One specific explanation of this advantage of sex is called the “Red Queen Hypothesis.” The name of this hypothesis comes from the character of the “Red Queen” in Lewis Carroll’s story, “Through the Looking Glass,” which is a sequel of sorts to the more widely-known “Alice in Wonderland.” In the story, Alice meets characters from a chess game playing a very abstract game of chess, and the character of the Red Queen tells her that in order to stay even with the other players, it’s necessary to run as fast as you can. This idea, of strenuous competition simply to maintain the status quo, is at the heart of the Red Queen hypothesis. Now, organisms, and even populations, don’t exist in a vacuum- they interact with all manner of other species all the time. So if two species are inter-dependent- let’s say, wolves which prey on rabbits- then a mutation in one species affects the environment of the other, in that the environment also includes all organism populations. So let’s say that a mutation appears in rabbits which makes them twice as fast. This mutation will be highly selected for in the rabbit population, and so within a short amount of time, the population of rabbits will be able to outrun all the wolves. Now, obviously, the selective pressure is now on the wolf population. All the slowest wolves will be unable to catch any of the faster rabbits, and will be selected against. Only the very fastest wolves, perhaps those with mutations that make them faster than the rest of the population, will be able to catch rabbits and pass on their own genes.

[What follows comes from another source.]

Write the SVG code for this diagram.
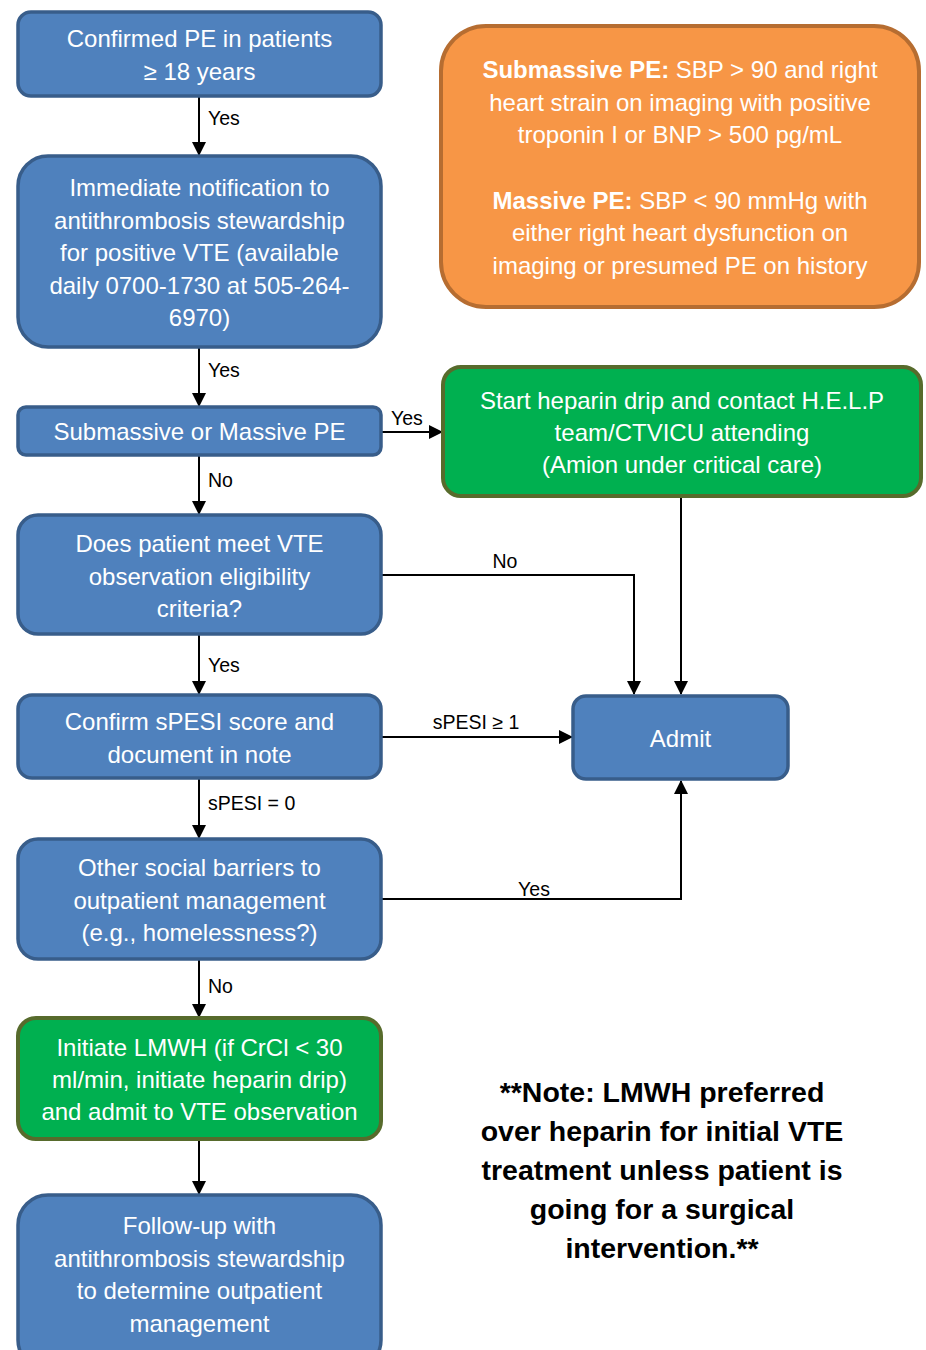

In addition to predator-prey relationships, there are also parasite-host relationships. Parasites tend to have shorter lifespans than their hosts, and thus reproduce much more quickly. So the potential for mutational change is much greater in a parasite, which means that for a host organism to successfully resist any particular parasite, it has to have the right combination of genes. The most effective and efficient way to maintain a population with the right combination of genes, while at the same time maintaining genes which are not necessary now but may be necessary in the future, is sexual reproduction.
To review, sex is the horizontal exchange of genetic information between members of the same population. The purpose is to increase the amount of genetic variability within a population, especially for those organisms which have a slow reproductive rate, such as vertebrates. The evolutionary benefit of this increased genetic variability is the enhanced ability to adapt to changing environments, which include interdependent organisms, as well as avoiding dependent organisms such as parasites. I know this hasn’t been quite as titillating as some of you might have hoped, but there’s much more evolution that goes into the naughty aspects of sex, and we’ll get to those eventually.